Cuando íbamos al sur, a Rengo, en los veranos de los ochenta, nos embarcábamos en el Terminal Alameda. Era horrendo, lleno de garitas como kioskos, confusión, gente, maletas, bolsos y paquetes en el suelo. Las máquinas parecían a punto de sufrir un infarto.
Al mismo tiempo, para ir a la playa en los ochenta, estaba el Terminal Santiago, con los Pullman Bus y los Tur Bus. Era un poco mejor, un poco más ordenado, pero no mucho.
Hoy fui para esos lados. !Cómo ha cambiado todo eso! Claro, han sido veinte años, y en realidad hasta que tuve auto el ’98 usé profusamente esos terminales.

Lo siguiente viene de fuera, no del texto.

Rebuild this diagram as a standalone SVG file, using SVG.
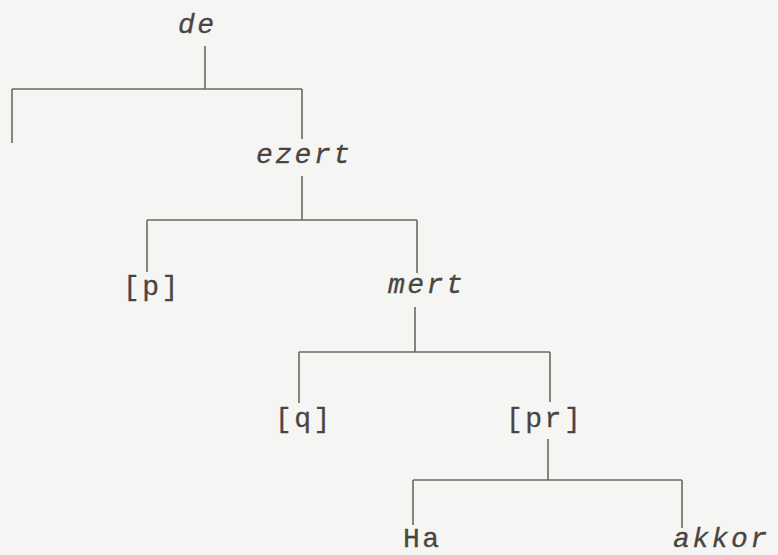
<svg xmlns="http://www.w3.org/2000/svg" width="778" height="555" viewBox="0 0 778 555">
<style>
.t{font-family:"Liberation Mono","DejaVu Sans Mono",monospace;font-size:28px;fill:#4a4542;stroke:#4a4542;stroke-width:0.3;letter-spacing:2.5px}
.i{font-style:italic}
.c{stroke:#6e6864;stroke-width:1.6;fill:none}
</style>
<rect width="778" height="555" fill="#f5f5f3"/>
<g id="connectors" class="c">
<path d="M205 46V89M12 89H302M12 89V143M302 89V139"/>
<path d="M302 176V220M147 220H417M147 220V272M417 220V273"/>
<path d="M415 307V352M299 352H550M299 352V403M550 352V402"/>
<path d="M548 439V480M413 480H682M413 480V525M682 480V528"/>
</g>
<g id="n-de"><text class="t i" x="178" y="33">de</text></g>
<g id="n-ezert"><text class="t i" x="256" y="163">ezert</text></g>
<g id="n-p"><text class="t" x="123" y="295">[p]</text></g>
<g id="n-mert"><text class="t i" x="388" y="293">mert</text></g>
<g id="n-q"><text class="t" x="275" y="427">[q]</text></g>
<g id="n-pr"><text class="t" x="506" y="427">[pr]</text></g>
<g id="n-ha"><text class="t" x="403" y="547">Ha</text></g>
<g id="n-akkor"><text class="t i" x="673" y="547">akkor</text></g>
</svg>
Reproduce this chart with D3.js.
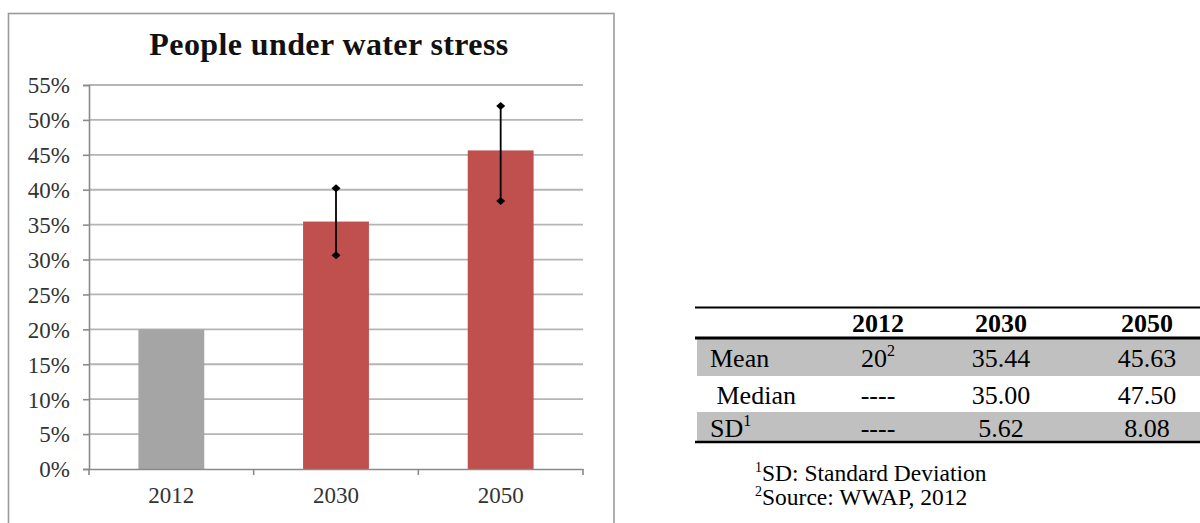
<!DOCTYPE html>
<html>
<head>
<meta charset="utf-8">
<script src="https://cdn.jsdelivr.net/npm/d3@7/dist/d3.min.js"></script>
<style>
  html, body { margin: 0; padding: 0; background: #fff; }
  svg { display: block; }
  text { font-family: "Liberation Serif", "DejaVu Serif", serif; }
</style>
</head>
<body>
<svg id="chart" width="1200" height="523"></svg>
<script>
// ---- data ----
const categories = ["2012", "2030", "2050"];
const meanValues = [0.20, 0.3544, 0.4563];
const errLow = [null, 0.306, 0.384];
const errHigh = [null, 0.402, 0.520];
const barColors = ["#A5A5A5", "#C0504D", "#C0504D"];
const yTicks = [0, 0.05, 0.10, 0.15, 0.20, 0.25, 0.30, 0.35, 0.40, 0.45, 0.50, 0.55];
const title = "People under water stress";

const tableHeader = ["", "2012", "2030", "2050"];
const rowLabels = ["Mean", " Median", "SD"];
const rowLabelSup = ["", "", "1"];
const rowValues = [
  ["20", "35.44", "45.63"],
  ["----", "35.00", "47.50"],
  ["----", "5.62", "8.08"]
];
const rowValueSup = [["2", "", ""], ["", "", ""], ["", "", ""]];
const rowShaded = [true, false, true];
const footnotes = [
  { sup: "1", text: "SD: Standard Deviation" },
  { sup: "2", text: "Source: WWAP, 2012" }
];

// ---- chart ----
const svg = d3.select("#chart");

// chart frame
svg.append("rect")
  .attr("x", 8.5).attr("y", 13.5)
  .attr("width", 605.5).attr("height", 520)
  .attr("fill", "#fff").attr("stroke", "#9a9a9a").attr("stroke-width", 1.6);

svg.append("text")
  .attr("x", 329).attr("y", 55)
  .attr("text-anchor", "middle")
  .style("font-weight", "bold")
  .style("font-size", "32px")
  .style("letter-spacing", "0.4px")
  .attr("fill", "#111")
  .text(title);

const plotLeft = 89, plotRight = 583, plotTop = 85, plotBottom = 469;

const x = d3.scaleBand().domain(categories).range([plotLeft, plotRight])
  .paddingInner(0.6).paddingOuter(0.3);
const y = d3.scaleLinear().domain([0, 0.55]).range([plotBottom, plotTop]);

// gridlines
svg.append("g").selectAll("line").data(yTicks.filter(d => d > 0)).join("line")
  .attr("x1", plotLeft).attr("x2", plotRight)
  .attr("y1", d => y(d)).attr("y2", d => y(d))
  .attr("stroke", "#b5b5b5").attr("stroke-width", 1.8);

// bars
svg.append("g").selectAll("rect").data(categories).join("rect")
  .attr("x", d => x(d))
  .attr("width", x.bandwidth())
  .attr("y", (d, i) => y(meanValues[i]))
  .attr("height", (d, i) => y(0) - y(meanValues[i]))
  .attr("fill", (d, i) => barColors[i]);

// y axis
const yAxis = d3.axisLeft(y).tickValues(yTicks).tickSize(6).tickPadding(13)
  .tickFormat(d => Math.round(d * 100) + "%");
const gy = svg.append("g").attr("transform", `translate(${plotLeft},0)`).call(yAxis);
gy.select(".domain").attr("stroke", "#8a8a8a").attr("stroke-width", 1.6);
gy.selectAll(".tick line").attr("stroke", "#8a8a8a").attr("stroke-width", 1.6);
gy.selectAll(".tick text")
  .style("font-size", "23px").attr("fill", "#333").attr("dy", "0.34em");

// x axis
const xAxis = d3.axisBottom(x).tickSize(0).tickPadding(18);
const gx = svg.append("g").attr("transform", `translate(0,${plotBottom})`).call(xAxis);
gx.select(".domain").attr("stroke", "#8a8a8a").attr("stroke-width", 1.6);
gx.selectAll(".tick text")
  .style("font-size", "23px").attr("fill", "#333");
// category boundary ticks
const bounds = [plotLeft].concat(categories.map(c => x(c) + x.bandwidth() + x.step() * x.paddingInner() / 2));
bounds[bounds.length - 1] = plotRight;
gx.selectAll(".bound").data(bounds).join("line")
  .attr("class", "bound")
  .attr("x1", d => d).attr("x2", d => d)
  .attr("y1", 0).attr("y2", 6)
  .attr("stroke", "#8a8a8a").attr("stroke-width", 1.6);

// error bars
const errG = svg.append("g");
categories.forEach((c, i) => {
  if (errLow[i] == null) return;
  const cx = x(c) + x.bandwidth() / 2;
  errG.append("line")
    .attr("x1", cx).attr("x2", cx)
    .attr("y1", y(errLow[i])).attr("y2", y(errHigh[i]))
    .attr("stroke", "#000").attr("stroke-width", 1.8);
  [errLow[i], errHigh[i]].forEach(v => {
    const cy = y(v);
    errG.append("path")
      .attr("d", `M${cx - 4.5},${cy} L${cx},${cy - 4} L${cx + 4.5},${cy} L${cx},${cy + 4} Z`)
      .attr("fill", "#000");
  });
});

// ---- table ----
const tLeft = 695, tRight = 1200;
const colCenters = [null, 878, 1001, 1147];
const rowTops = [338, 376, 412];
const rowBottoms = [376, 412, 442];
const tg = svg.append("g");

rowLabels.forEach((r, i) => {
  if (rowShaded[i]) {
    tg.append("rect").attr("x", 697).attr("y", rowTops[i])
      .attr("width", tRight - 697).attr("height", rowBottoms[i] - rowTops[i])
      .attr("fill", "#c0c0c0");
  }
});

tg.append("line").attr("x1", tLeft).attr("x2", tRight).attr("y1", 307.5).attr("y2", 307.5)
  .attr("stroke", "#000").attr("stroke-width", 2);
tg.append("line").attr("x1", tLeft).attr("x2", tRight).attr("y1", 338).attr("y2", 338)
  .attr("stroke", "#000").attr("stroke-width", 3);
tg.append("line").attr("x1", tLeft).attr("x2", tRight).attr("y1", 442).attr("y2", 442)
  .attr("stroke", "#000").attr("stroke-width", 2.5);

tableHeader.forEach((h, j) => {
  if (!h) return;
  tg.append("text").attr("x", colCenters[j]).attr("y", 332)
    .attr("text-anchor", "middle").style("font-weight", "bold")
    .style("font-size", "26px").attr("fill", "#000").text(h);
});

const rowBaselines = [367, 404, 437];
rowLabels.forEach((r, i) => {
  const t = tg.append("text").attr("x", 710).attr("y", rowBaselines[i])
    .style("font-size", "26px").attr("fill", "#000")
    .attr("xml:space", "preserve").style("white-space", "pre");
  t.append("tspan").text(r);
  if (rowLabelSup[i]) t.append("tspan").style("font-size", "16px").attr("dy", -11).text(rowLabelSup[i]);
  rowValues[i].forEach((v, j) => {
    const tv = tg.append("text").attr("x", colCenters[j + 1]).attr("y", rowBaselines[i])
      .attr("text-anchor", "middle").style("font-size", "26px").attr("fill", "#000");
    tv.append("tspan").text(v);
    if (rowValueSup[i][j]) tv.append("tspan").style("font-size", "16px").attr("dy", -11).text(rowValueSup[i][j]);
  });
});

// footnotes
footnotes.forEach((f, i) => {
  const t = svg.append("text").attr("x", 755).attr("y", 481 + i * 24)
    .style("font-size", "23.5px").attr("fill", "#000");
  t.append("tspan").style("font-size", "14px").attr("dy", -9).text(f.sup);
  t.append("tspan").attr("dy", 9).text(f.text);
});
</script>
</body>
</html>
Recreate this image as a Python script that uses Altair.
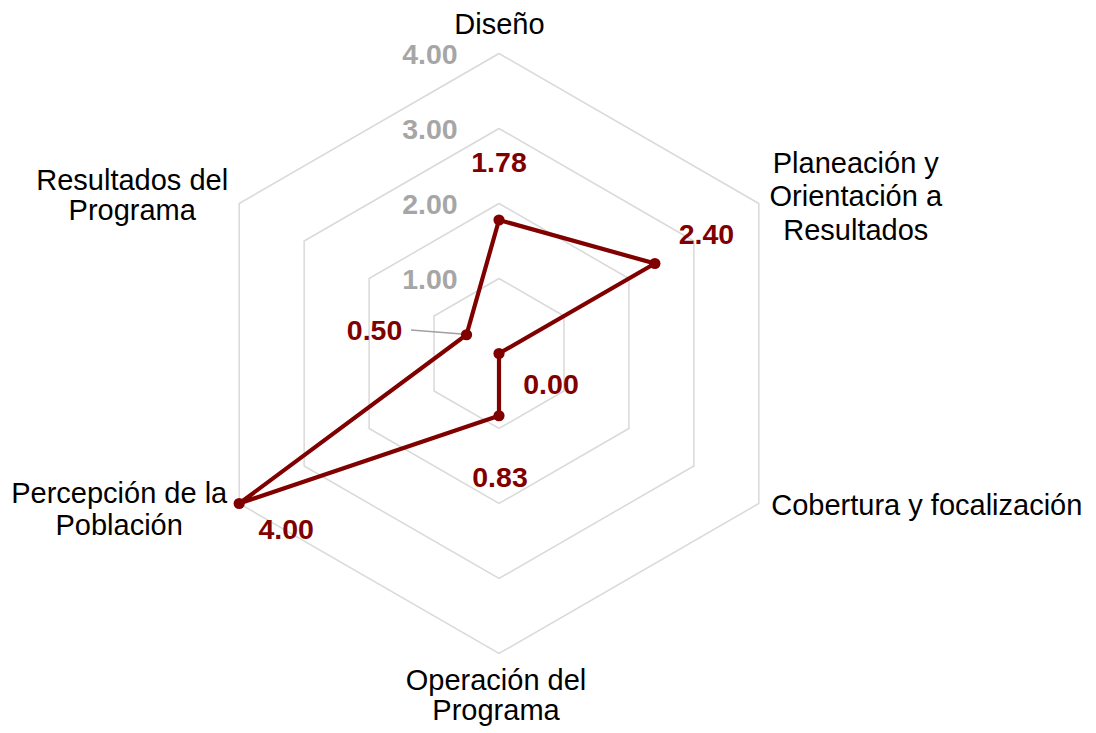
import altair as alt
import pandas as pd
import numpy as np

# ---- data ----
categories = [
    "Diseño",
    "Planeación y\nOrientación a\nResultados",
    "Cobertura y focalización",
    "Operación del\nPrograma",
    "Percepción de la\nPoblación",
    "Resultados del\nPrograma",
]
values = [1.78, 2.40, 0.00, 0.83, 4.00, 0.50]
grid_levels = [1, 2, 3, 4]
axis_max = 4

# ---- styles (pixel offsets of labels) ----
cat_dx = [0.5, 97, 168, -3, -120, -107]
cat_dy = [-20, -31, 11.5, 36, -1, -13.5]
cat_lh = [31, 33.5, 31, 30, 32.5, 30]
val_dx = [0, 51.6, 52, 1, 47, -92]
val_dy = [-48.3, -19.5, 40.5, 71, 35, 5.3]

LINE = "#800000"
GRID = "#d9d9d9"
AXL = "#a6a6a6"
FONT = "Liberation Sans"
FS_CAT = 29
FS_VAL = 28.5

n = len(categories)
angles = np.pi / 2 - np.arange(n) * 2 * np.pi / n

xs = alt.Scale(domain=[-491 / 75, 589 / 75], nice=False, zero=False)
ys = alt.Scale(domain=[-379.5 / 75, 345.5 / 75], nice=False, zero=False)

# grid hexagons
grid_rows = []
for lv in grid_levels:
    for k in range(n + 1):
        a = angles[k % n]
        grid_rows.append({"level": lv, "k": k, "x": lv * np.cos(a), "y": lv * np.sin(a)})
grid_df = pd.DataFrame(grid_rows)

# data polygon
poly_rows = []
for k in range(n + 1):
    i = k % n
    poly_rows.append({"k": k, "cat": categories[i], "value": values[i],
                      "x": values[i] * np.cos(angles[i]), "y": values[i] * np.sin(angles[i])})
poly_df = pd.DataFrame(poly_rows)
pts_df = poly_df[poly_df.k < n].copy()

# category label anchors (outer vertex)
cat_df = pd.DataFrame({"cat": categories,
                       "x": axis_max * np.cos(angles), "y": axis_max * np.sin(angles)})

# axis labels
axl_df = pd.DataFrame({"level": grid_levels, "x": [0.0] * len(grid_levels), "y": grid_levels})

X = lambda: alt.X("x:Q", scale=xs, axis=None)
Y = lambda: alt.Y("y:Q", scale=ys, axis=None)

grid = alt.Chart(grid_df).mark_line(color=GRID, strokeWidth=1.5).encode(
    x=X(), y=Y(), detail="level:N", order="k:Q")

axis_labels = alt.Chart(axl_df).mark_text(
    font=FONT, fontSize=FS_VAL, fontWeight="bold", color=AXL, align="right",
    baseline="alphabetic", dx=-41.3, dy=10).encode(
    x=X(), y=Y(), text=alt.Text("level:Q", format=".2f"))

line = alt.Chart(poly_df).mark_line(color=LINE, strokeWidth=4.2).encode(
    x=X(), y=Y(), order="k:Q")

pts = alt.Chart(pts_df).mark_circle(color=LINE, opacity=1, size=125).encode(x=X(), y=Y())

# leader line for the 0.50 label
leader = alt.Chart(pts_df[pts_df.value == 0.50]).mark_rule(
    color="#a0a0a0", strokeWidth=1.5, xOffset=-55.5, yOffset=-4.75,
    x2Offset=-4.8, y2Offset=-0.75).encode(x=X(), y=Y(), x2="x:Q", y2="y:Q")

layers = [grid, axis_labels, leader, line, pts]

for i in range(n):
    layers.append(alt.Chart(cat_df.iloc[[i]]).mark_text(
        font=FONT, fontSize=FS_CAT, color="black", align="center", baseline="alphabetic",
        lineBreak="\n", lineHeight=cat_lh[i], dx=cat_dx[i], dy=cat_dy[i]).encode(
        x=X(), y=Y(), text="cat:N"))
    layers.append(alt.Chart(pts_df.iloc[[i]]).mark_text(
        font=FONT, fontSize=FS_VAL, fontWeight="bold", color=LINE, align="center",
        baseline="alphabetic", dx=val_dx[i], dy=val_dy[i]).encode(
        x=X(), y=Y(), text=alt.Text("value:Q", format=".2f")))

chart = alt.layer(*layers).properties(
    width=1080, height=725, padding=0, background="white",
    autosize=alt.AutoSizeParams(type="none"),
).configure_view(stroke="transparent", strokeWidth=0)

chart.save("out.html", embed_options={"renderer": "svg", "actions": False})
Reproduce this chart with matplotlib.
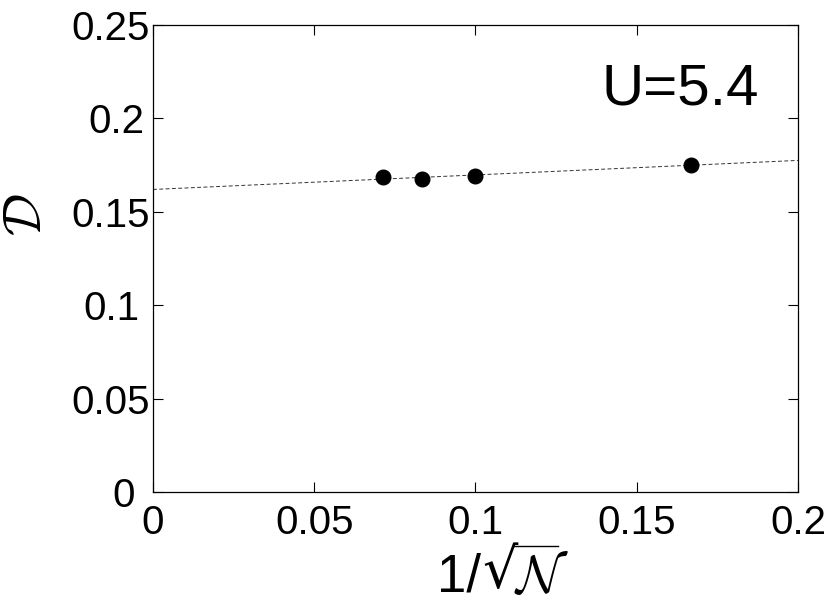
import matplotlib
matplotlib.use("Agg")
import matplotlib.pyplot as plt
import numpy as np
from matplotlib.lines import Line2D
from matplotlib.ticker import FormatStrFormatter
from matplotlib.transforms import ScaledTranslation

plt.rcParams["font.family"] = ["Liberation Sans", "DejaVu Sans"]
plt.rcParams["mathtext.fontset"] = "cm"

# 1/sqrt(N) for N = 196, 144, 100, 36
inv_sqrt_n = [1 / 14, 1 / 12, 1 / 10, 1 / 6]
d_values = [0.1686, 0.1677, 0.1691, 0.1752]

x_ticks = [0, 0.05, 0.1, 0.15, 0.2]
y_ticks = [0, 0.05, 0.1, 0.15, 0.2, 0.25]
# the original's y labels are not flush right; nudge the short ones left (px)
y_label_shift = {"0": -15, "0.1": -11, "0.2": -6}

W, H = 831, 614
fig = plt.figure(figsize=(W / 100, H / 100), dpi=100)
ax = fig.add_axes([0.1841, 0.1987, 0.7762, 0.7606])

# linear extrapolation to N -> infinity
slope, icpt = np.polyfit(inv_sqrt_n, d_values, 1)
xs = np.array([0, 0.2])
ax.plot(xs, icpt + slope * xs, ls=(0, (4, 2.5)), lw=0.7, color="#333333", zorder=1)
ax.plot(inv_sqrt_n, d_values, "o", ms=10.5, color="black", zorder=2)

ax.set_xlim(0, 0.2)
ax.set_ylim(0, 0.25)
ax.set_xticks(x_ticks)
ax.set_yticks(y_ticks)
ax.xaxis.set_major_formatter(FormatStrFormatter("%g"))
ax.yaxis.set_major_formatter(FormatStrFormatter("%g"))
ax.tick_params(direction="in", top=True, right=True, length=7, width=0.8,
               labelsize=29)
ax.tick_params(axis="x", pad=9)
ax.tick_params(axis="y", pad=2)
for sp in ax.spines.values():
    sp.set_linewidth(0.9)

ax.text(0.939, 0.83, "U=5.4", transform=ax.transAxes, ha="right",
        va="baseline", fontsize=42)

fig.text(27 / W, 1 - 215 / H, r"$\mathcal{D}$", rotation=90,
         ha="center", va="center", fontsize=38)

fig.canvas.draw()
r = fig.canvas.get_renderer()
for tick in ax.yaxis.get_major_ticks():
    lab = tick.label1
    dx = y_label_shift.get(lab.get_text(), 0)
    if dx:
        lab.set_transform(lab.get_transform()
                          + ScaledTranslation(dx / 100, 0, fig.dpi_scale_trans))

# x label "1/sqrt(N)" built from pieces so the radical stays short
base_y = 1 - 592 / H
t1 = fig.text(437 / W, base_y, "1/", ha="left", va="baseline", fontsize=38)
fig.canvas.draw()
e1 = t1.get_window_extent(r)
t2 = fig.text((e1.x1 + 1) / W, 1 - 545 / H, "\u221a", ha="left", va="top",
              fontsize=40, family="DejaVu Serif")
fig.canvas.draw()
e2 = t2.get_window_extent(r)
t3 = fig.text((e2.x1 - 3) / W, base_y, r"$\mathcal{N}$", ha="left",
              va="baseline", fontsize=38)
fig.canvas.draw()
e3 = t3.get_window_extent(r)
fig.add_artist(Line2D([(e2.x1 - 4) / W, (e3.x1 - 12) / W],
                      [(e2.y1 - 1) / H, (e2.y1 - 1) / H],
                      lw=1.0, color="black", transform=fig.transFigure))

fig.savefig("out.png", dpi=100)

- Paneles electrónicos en vez de cholguanes para indicar los andenes.
- Pasajes impresos en vez de escritos a mano.
- Pasajes comprados por internet, en vez de tener que visitar el terminal días antes.
- Suelo con cerámica en vez del desnudo cemento.
- Una voz clara indicando las salidas, en vez de la profesora de Charlie Brown.
- Un atraso de unos cinco minutos, en vez de una hora.
- Playa de estacionamiento subterránea, en vez de aquella que daba a la calle, de maicillo.
- Malls en los terminales en vez de comercio ambulante.
Lo que no faltó fue el personaje clamando por ayuda para comprar un pasaje a un pueblo del sur, dado que lo habían asaltado.